In the America I grew up in, the essence of the standards had to do with restraint in the depiction of sexuality. I would propose that what is more to the point is the spirit with which this sexuality expresses itself.
We could ask ourselves of any actions depicted on the screen, would I feel good if this is how things were between my spouse and me? Would I feel good if he/she felt with me that way, if he/she looked at me that way, if he/she touched me that way? Is the sexual experience being shown one that we’d wish for ourselves or for those we care about?
If the answer is yes, then I say this can be a life-serving thing. To awaken sexuality and to reveal it expressing itself in a good spirit is, I would argue, a good thing.
So there are lines to be drawn: no violence or cruelty. But plenty of eagerness to give pleasure and plenty of being comfortable with one’s sexuality and plenty of excitement and enjoyment and plenty of love and care. (These latter elements are not so rare in today’s pornography.) It would seem that the line between love and cruelty, between the kind and the unkind, is no harder to draw than in human affairs generally.
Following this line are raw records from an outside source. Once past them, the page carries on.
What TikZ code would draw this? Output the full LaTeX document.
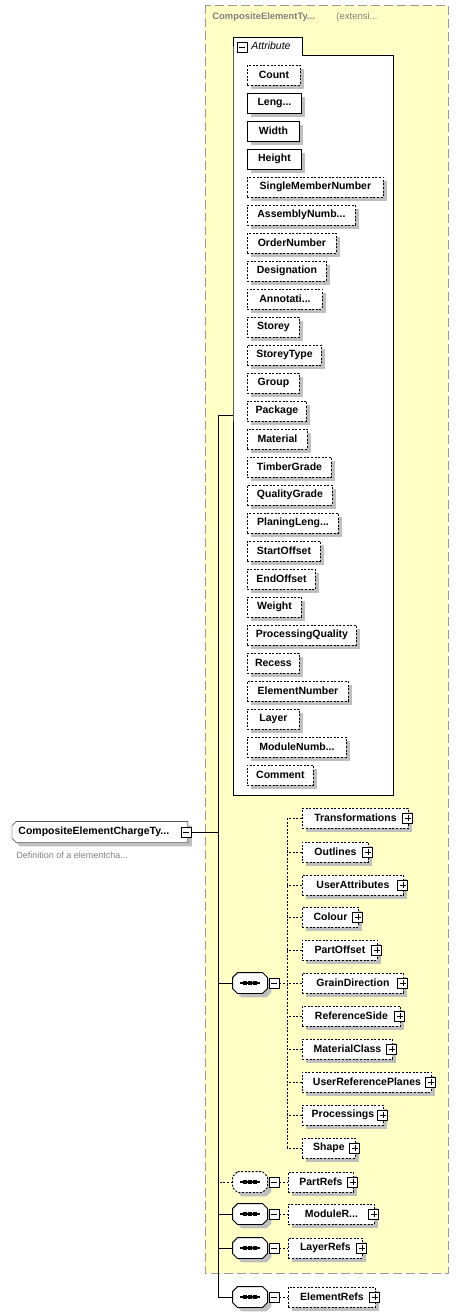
\documentclass[tikz,border=0pt]{standalone}
\usepackage{fontspec}
\setmainfont{Liberation Sans}
\usetikzlibrary{shadows,backgrounds}

\definecolor{extbg}{HTML}{FFFFC6}

\begin{document}
\begin{tikzpicture}[x=1pt, y=-1pt, line width=0.9pt,
  font=\fontsize{10.5}{12}\selectfont\bfseries]
\tikzset{
  shd/.style={drop shadow={shadow xshift=4pt, shadow yshift=-4pt, fill=black!25, opacity=1}},
  dsh/.style={dash pattern=on 2pt off 1.6pt},
  req/.style={draw, fill=white, shd, anchor=west, minimum height=20pt, inner sep=0pt},
  opt/.style={req, dsh},
  bx/.style={draw, fill=white, solid, minimum size=10pt, inner sep=0pt},
  pl/.style={bx, path picture={
      \draw[line width=0.8pt] ([xshift=2pt]path picture bounding box.west) -- ([xshift=-2pt]path picture bounding box.east);
      \draw[line width=0.8pt] ([yshift=-2pt]path picture bounding box.north) -- ([yshift=2pt]path picture bounding box.south);}},
  mi/.style={bx, path picture={
      \draw[line width=0.8pt] ([xshift=2pt]path picture bounding box.west) -- ([xshift=-2pt]path picture bounding box.east);}},
  seq/.style={minimum width=34pt, minimum height=20pt, inner sep=0pt},
  octp/.style={insert path={([xshift=5pt]#1.north west) -- ([xshift=-5pt]#1.north east) -- ([yshift=-5pt]#1.north east)
      -- ([yshift=5pt]#1.south east) -- ([xshift=-5pt]#1.south east) -- ([xshift=5pt]#1.south west)
      -- ([yshift=5pt]#1.south west) -- ([yshift=-5pt]#1.north west) -- cycle}},
  rootp/.style={insert path={([xshift=4pt]#1.north west) -- (#1.north east) -- (#1.south east) -- ([xshift=4pt]#1.south west)
      -- ([yshift=4pt]#1.south west) -- ([yshift=-4pt]#1.north west) -- cycle}},
  seqd/.style={draw, fill=white, shd, path picture={
      \draw[solid, black, line width=1.3pt] ([xshift=-10pt]path picture bounding box.center) -- ([xshift=10pt]path picture bounding box.center);
      \fill[black] ([shift={(-7pt,-2pt)}]path picture bounding box.center) rectangle ++(4pt,4pt);
      \fill[black] ([shift={(-2pt,-2pt)}]path picture bounding box.center) rectangle ++(4pt,4pt);
      \fill[black] ([shift={(3pt,-2pt)}]path picture bounding box.center) rectangle ++(4pt,4pt);}},
  gry/.style={text=black!50}}
\useasboundingbox (0,0) rectangle (459,1316);

% ---------------- extension area ----------------
\draw[draw=black!40, fill=extbg, dash pattern=on 9pt off 4pt] (205,5) rectangle (448,1273);
\node[gry, anchor=west, inner sep=0pt, font=\fontsize{9.4}{11}\selectfont\bfseries] (ttl) at (212,17) {CompositeElementTy...};
\node[gry, anchor=west, inner sep=0pt, font=\fontsize{9.5}{11}\selectfont\mdseries] (ext) at (336,17) {(extensi...};

% ---------------- root element ----------------
\node[anchor=west, minimum height=20pt, text width=163pt, inner xsep=6pt, inner ysep=0pt]
  (root) at (12,832) {CompositeElementChargeTy...};
\begin{scope}[on background layer]
  \draw[fill=white, shd, rootp=root];
\end{scope}
\node[mi] (root-m) at (186,832) {};
\node[gry, anchor=west, inner sep=0pt, font=\fontsize{9}{10}\selectfont\mdseries] (root-d) at (16,855) {Definition of a elementcha...};

% ---------------- attribute group ----------------
\draw[fill=white] (233,55) -- (233,37) -- (302,37) -- (302,55) -- (393,55) -- (393,795) -- (233,795) -- cycle;
\node[mi] (att-m) at (242,47) {};
\node[anchor=west, inner sep=0pt, font=\fontsize{10.5}{12}\selectfont\itshape] (att-l) at (251,46) {Attribute};
\coordinate (att) at (233,415);

\node[opt, minimum width=53pt]  (a1)  at (247,75)  {Count};
\node[req, minimum width=54pt]  (a2)  at (247,103) {Leng...};
\node[req, minimum width=52pt]  (a3)  at (247,131) {Width};
\node[req, minimum width=54pt]  (a4)  at (247,159) {Height};
\node[opt, minimum width=136pt] (a5)  at (247,187) {SingleMemberNumber};
\node[opt, minimum width=108pt] (a6)  at (247,215) {AssemblyNumb...};
\node[opt, minimum width=89pt]  (a7)  at (247,243) {OrderNumber};
\node[opt, minimum width=79pt]  (a8)  at (247,271) {Designation};
\node[opt, minimum width=75pt]  (a9)  at (247,299) {Annotati...};
\node[opt, minimum width=52pt]  (a10) at (247,327) {Storey};
\node[opt, minimum width=74pt]  (a11) at (247,355) {StoreyType};
\node[opt, minimum width=52pt]  (a12) at (247,383) {Group};
\node[opt, minimum width=59pt]  (a13) at (247,411) {Package};
\node[opt, minimum width=60pt]  (a14) at (247,439) {Material};
\node[opt, minimum width=84pt]  (a15) at (247,467) {TimberGrade};
\node[opt, minimum width=85pt]  (a16) at (247,495) {QualityGrade};
\node[opt, minimum width=91pt]  (a17) at (247,523) {PlaningLeng...};
\node[opt, minimum width=73pt]  (a18) at (247,551) {StartOffset};
\node[opt, minimum width=68pt]  (a19) at (247,579) {EndOffset};
\node[opt, minimum width=54pt]  (a20) at (247,607) {Weight};
\node[opt, minimum width=109pt] (a21) at (247,635) {ProcessingQuality};
\node[opt, minimum width=52pt]  (a22) at (247,663) {Recess};
\node[opt, minimum width=101pt] (a23) at (247,691) {ElementNumber};
\node[opt, minimum width=52pt]  (a24) at (247,719) {Layer};
\node[opt, minimum width=99pt]  (a25) at (247,747) {ModuleNumb...};
\node[opt, minimum width=66pt]  (a26) at (247,775) {Comment};

% ---------------- main spine ----------------
\coordinate (sp) at (218,415);
\coordinate (sp-b) at (218,1297);
\draw (root-m.east) -- (root-m.east -| sp);
\draw (att) -- (sp) -- (sp-b);

% ---------------- sequence of optional children ----------------
\node[seq] (s1) at (250,983) {};
\draw[seqd, octp=s1];
\node[mi] (s1-m) at (274,983) {};
\draw (s1.west) -- (s1.west -| sp);
\coordinate (cs) at (287,818);
\coordinate (ce) at (287,1148);
\draw[dsh] (cs) -- (ce);
\draw[dsh] (s1-m.east) -- (s1-m.east -| cs);

\node[opt, minimum width=106pt] (c1)  at (302,818)  {Transformations};
\node[opt, minimum width=66pt]  (c2)  at (302,852)  {Outlines};
\node[opt, minimum width=101pt] (c3)  at (302,885)  {UserAttributes};
\node[opt, minimum width=56pt]  (c4)  at (302,917)  {Colour};
\node[opt, minimum width=75pt]  (c5)  at (302,950)  {PartOffset};
\node[opt, minimum width=101pt] (c6)  at (302,983)  {GrainDirection};
\node[opt, minimum width=98pt]  (c7)  at (302,1016) {ReferenceSide};
\node[opt, minimum width=90pt]  (c8)  at (302,1049) {MaterialClass};
\node[opt, minimum width=129pt] (c9)  at (302,1082) {UserReferencePlanes};
\node[opt, minimum width=81pt]  (c10) at (302,1115) {Processings};
\node[opt, minimum width=53pt]  (c11) at (302,1148) {Shape};
\foreach \c in {c1,c2,c3,c4,c5,c6,c7,c8,c9,c10,c11}{
  \node[pl] (\c-p) at ([xshift=-1pt]\c.east) {};
  \draw[dsh] (\c.west) -- (\c.west -| cs);
}

% ---------------- reference sequences ----------------
\node[seq] (s2) at (250,1182) {};
\node[seq] (s3) at (250,1214) {};
\node[seq] (s4) at (250,1248) {};
\node[seq] (s5) at (250,1297) {};
\draw[seqd, dsh, octp=s2];
\draw[seqd, octp=s3];
\draw[seqd, octp=s4];
\draw[seqd, octp=s5];
\node[mi] (s2-m) at (274,1182) {};
\node[mi] (s3-m) at (274,1214) {};
\node[mi] (s4-m) at (274,1248) {};
\node[mi] (s5-m) at (274,1297) {};

\node[opt, minimum width=65pt] (r1) at (288,1182) {PartRefs};
\node[opt, minimum width=86pt] (r2) at (288,1214) {ModuleR...};
\node[opt, minimum width=74pt] (r3) at (288,1248) {LayerRefs};
\node[opt, minimum width=87pt] (r4) at (288,1297) {ElementRefs};

\draw[dsh] (s2.west) -- (s2.west -| sp);
\draw (s3.west) -- (s3.west -| sp);
\draw (s4.west) -- (s4.west -| sp);
\draw (sp-b) -- (s5.west);
\foreach \i/\r in {2/r1,3/r2,4/r3,5/r4}{
  \node[pl] (\r-p) at ([xshift=-1pt]\r.east) {};
  \draw[dsh] (s\i-m.east) -- (\r.west);
}
\end{tikzpicture}
\end{document}
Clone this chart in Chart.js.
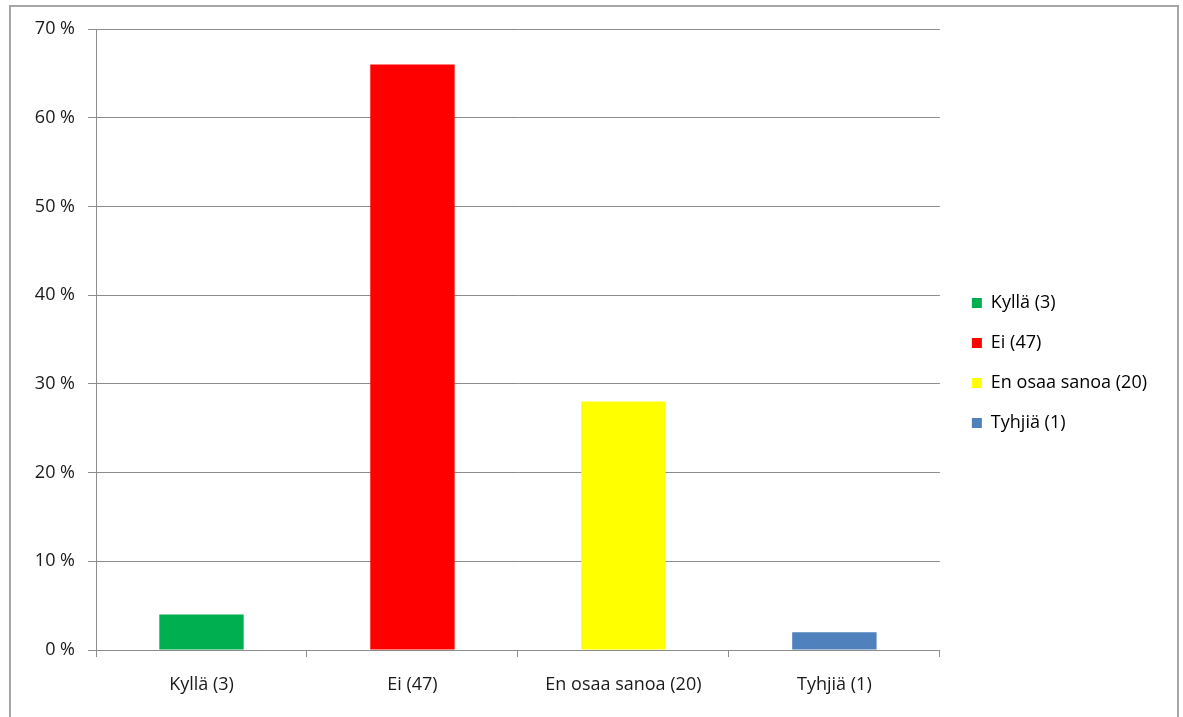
<!DOCTYPE html>
<html>
<head>
<meta charset="utf-8">
<script src="https://cdn.jsdelivr.net/npm/chart.js@4/dist/chart.umd.min.js"></script>
<style>
  html, body { margin: 0; padding: 0; background: #fff; overflow: hidden; }
  #frame {
    position: absolute; left: 9px; top: 5px; width: 1166px; height: 800px;
    border: 2px solid #a6a6a6;
  }
  #wrap { position: absolute; left: 0; top: 0; width: 1183px; height: 717px; }
</style>
</head>
<body>
<div id="frame"></div>
<div id="wrap"><canvas id="chart" width="1183" height="717"></canvas></div>
<script>
// Survey answers: share of respondents (%)
const categories = ['Kyllä (3)', 'Ei (47)', 'En osaa sanoa (20)', 'Tyhjiä (1)'];
const shares = [4, 66, 28, 2];
const barColors = ['#00B050', '#FF0000', '#FFFF00', '#4F81BD'];
const yMax = 70;
const yStep = 10;

const gridColor = '#8c8c8c';
const textColor = '#1a1a1a';
const fontFamily = '"Open Sans", Lato, sans-serif';
const fontSize = 18;

const ctx = document.getElementById('chart');

new Chart(ctx, {
    type: 'bar',
    data: {
        labels: categories,
        datasets: [{
            label: 'Vastaukset',
            data: shares,
            backgroundColor: barColors,
            borderWidth: 0,
            barPercentage: 0.4,
            categoryPercentage: 1.0
        }]
    },
    options: {
        responsive: false,
        animation: false,
        layout: {
            padding: { top: 29, bottom: 20, left: 0, right: 26 }
        },
        plugins: {
            tooltip: { enabled: false },
            legend: {
                position: 'right',
                align: 'center',
                labels: {
                    color: textColor,
                    font: { family: fontFamily, size: fontSize },
                    boxWidth: 10,
                    boxHeight: 10,
                    padding: 22,
                    // one legend entry per category
                    generateLabels: function(chart) {
                        return categories.map((c, i) => ({
                            text: c,
                            fillStyle: barColors[i],
                            strokeStyle: barColors[i],
                            lineWidth: 0,
                            hidden: false,
                            index: i
                        }));
                    }
                },
                onClick: null
            }
        },
        scales: {
            x: {
                grid: {
                    display: true,
                    drawOnChartArea: false,
                    drawTicks: true,
                    tickLength: 7,
                    color: gridColor,
                    offset: true
                },
                border: { color: gridColor, width: 1 },
                ticks: {
                    color: textColor,
                    font: { family: fontFamily, size: fontSize },
                    padding: 17,
                    maxRotation: 0
                },
                afterFit: function(scale) { scale.height = 47; }
            },
            y: {
                min: 0,
                max: yMax,
                grid: {
                    color: gridColor,
                    tickLength: 8
                },
                border: { color: gridColor, width: 1 },
                ticks: {
                    stepSize: yStep,
                    color: textColor,
                    font: { family: fontFamily, size: fontSize },
                    padding: 13,
                    callback: function(value) {
                        return value + ' %';
                    }
                },
                afterFit: function(scale) { scale.width = 96; }
            },
            // hidden spacer between plot area and legend
            gap: {
                type: 'linear',
                position: 'right',
                display: false,
                afterFit: function(scale) { scale.width = 10; }
            }
        }
    }
});
</script>
</body>
</html>
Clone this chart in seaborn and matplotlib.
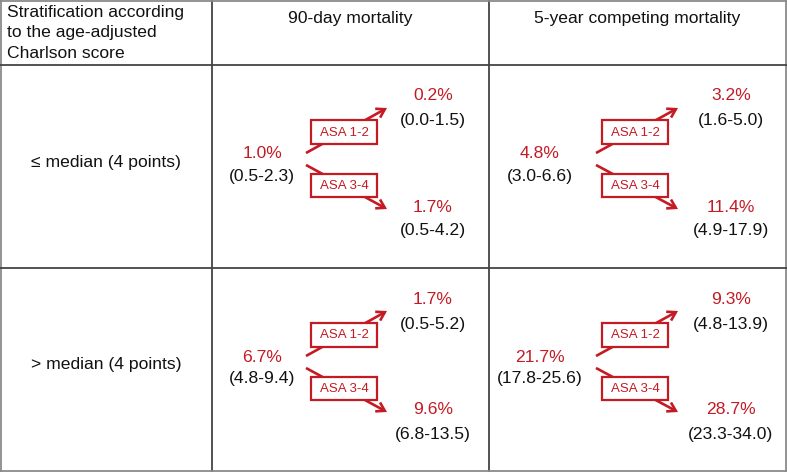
import matplotlib
matplotlib.use("Agg")
import matplotlib.pyplot as plt
import seaborn as sns
from matplotlib.patches import Rectangle, FancyArrowPatch

sns.set_theme(style="white")
plt.rcParams['font.family'] = ['Liberation Sans', 'DejaVu Sans']

# ---- data ----
row_labels = ["\u2264 median (4 points)", "> median (4 points)"]
col_labels = ["90-day mortality", "5-year competing mortality"]
header_label = "Stratification according\nto the age-adjusted\nCharlson score"
group_labels = ["ASA 1-2", "ASA 3-4"]

overall_pct = [[1.0, 4.8], [6.7, 21.7]]
overall_lo = [[0.5, 3.0], [4.8, 17.8]]
overall_hi = [[2.3, 6.6], [9.4, 25.6]]

asa12_pct = [[0.2, 3.2], [1.7, 9.3]]
asa12_lo = [[0.0, 1.6], [0.5, 4.8]]
asa12_hi = [[1.5, 5.0], [5.2, 13.9]]

asa34_pct = [[1.7, 11.4], [9.6, 28.7]]
asa34_lo = [[0.5, 4.9], [6.8, 23.3]]
asa34_hi = [[4.2, 17.9], [13.5, 34.0]]

# ---- layout ----
RED = "#C41A24"
BLACK = "#111111"
FS = 12.6
col_x = [0, 212, 489, 786]
row_y = [0, 65, 268, 471]
off = [
    dict(left=50, start=94, tip=175, box0=99, box1=165, right=221),
    dict(left=51, start=107, tip=189, box0=113, box1=179, right=242),
]

fig = plt.figure(figsize=(7.87, 4.72), dpi=100)
ax = fig.add_axes([0, 0, 1, 1])
ax.set_xlim(0, 787)
ax.set_ylim(472, 0)
ax.axis("off")

# grid lines
for i, x in enumerate(col_x):
    outer = i in (0, len(col_x) - 1)
    xx = x + (0.7 if i == 0 else 0)
    ax.plot([xx, xx], [0, 472], color="#8a8a8a" if outer else "#444444", lw=1.3,
            solid_capstyle="butt")
for i, y in enumerate(row_y):
    outer = i in (0, len(row_y) - 1)
    yy = y + (0.7 if i == 0 else 0)
    ax.plot([0, 787], [yy, yy], color="#8a8a8a" if outer else "#444444", lw=1.3,
            solid_capstyle="butt")

# headers
for k, line in enumerate(header_label.split("\n")):
    ax.text(7, 12 + 20.5 * k, line, ha="left", va="center", fontsize=FS, color=BLACK)
for j, lab in enumerate(col_labels):
    ax.text((col_x[j + 1] + col_x[j + 2]) / 2, 18, lab, ha="center", va="center",
            fontsize=FS, color=BLACK)
for i, lab in enumerate(row_labels):
    ax.text(106, row_y[i + 1] + 97, lab, ha="center", va="center", fontsize=FS,
            color=BLACK)

def fmt_ci(lo, hi):
    return f"({lo:.1f}-{hi:.1f})"

for i in range(2):
    top = row_y[i + 1]
    for j in range(2):
        L = col_x[j + 1]
        o = off[j]
        ax.text(L + o["left"], top + 89, f"{overall_pct[i][j]:.1f}%", ha="center",
                va="center", fontsize=FS, color=RED)
        ax.text(L + o["left"], top + 111, fmt_ci(overall_lo[i][j], overall_hi[i][j]),
                ha="center", va="center", fontsize=FS, color=BLACK)
        for (ys, yt) in [(top + 88, top + 43), (top + 100, top + 144)]:
            arr = FancyArrowPatch((L + o["start"], ys), (L + o["tip"], yt),
                                  arrowstyle="->,head_length=0.42,head_width=0.26",
                                  mutation_scale=14, color=RED, lw=1.9,
                                  shrinkA=0, shrinkB=0, zorder=2,
                                  capstyle="butt", joinstyle="miter")
            ax.add_patch(arr)
        for k, (b0, b1) in enumerate([(top + 55, top + 79), (top + 109, top + 132)]):
            ax.add_patch(Rectangle((L + o["box0"], b0), o["box1"] - o["box0"], b1 - b0,
                                   facecolor="white", edgecolor=RED, lw=1.6, zorder=3))
            ax.text(L + (o["box0"] + o["box1"]) / 2, (b0 + b1) / 2 + 0.5, group_labels[k],
                    ha="center", va="center", fontsize=9.5, color=RED, zorder=4)
        ax.text(L + o["right"], top + 31, f"{asa12_pct[i][j]:.1f}%", ha="center",
                va="center", fontsize=FS, color=RED)
        ax.text(L + o["right"], top + 56, fmt_ci(asa12_lo[i][j], asa12_hi[i][j]),
                ha="center", va="center", fontsize=FS, color=BLACK)
        ax.text(L + o["right"], top + 142, f"{asa34_pct[i][j]:.1f}%", ha="center",
                va="center", fontsize=FS, color=RED)
        ax.text(L + o["right"], top + 166, fmt_ci(asa34_lo[i][j], asa34_hi[i][j]),
                ha="center", va="center", fontsize=FS, color=BLACK)

fig.savefig("out.png", dpi=100, facecolor="white")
Would you approve a pornographic –sexually arousing—film that stayed on the right side of that line? Would you agree that seeing two people treating each other in a way that one would hope for, that one would wish for others, helps open us up to a part of the sacred?
The Whole and the Unwhole
Taken as a whole, the pornography we see in our society today has its sickness. But so also does that sexual morality that condemns it. They are both part right and part wrong. That’s the nature of splits. That’s the cost of polarization.
Our culture is very split –unwhole-- in its relation to sexuality, being both lecherous and repressive. It’s a dialogue of unwhole parts: the partial unwholeness that we see in most porno materials is a mirror of sorts reflecting the unwholeness that we have in the realm of sexual morality.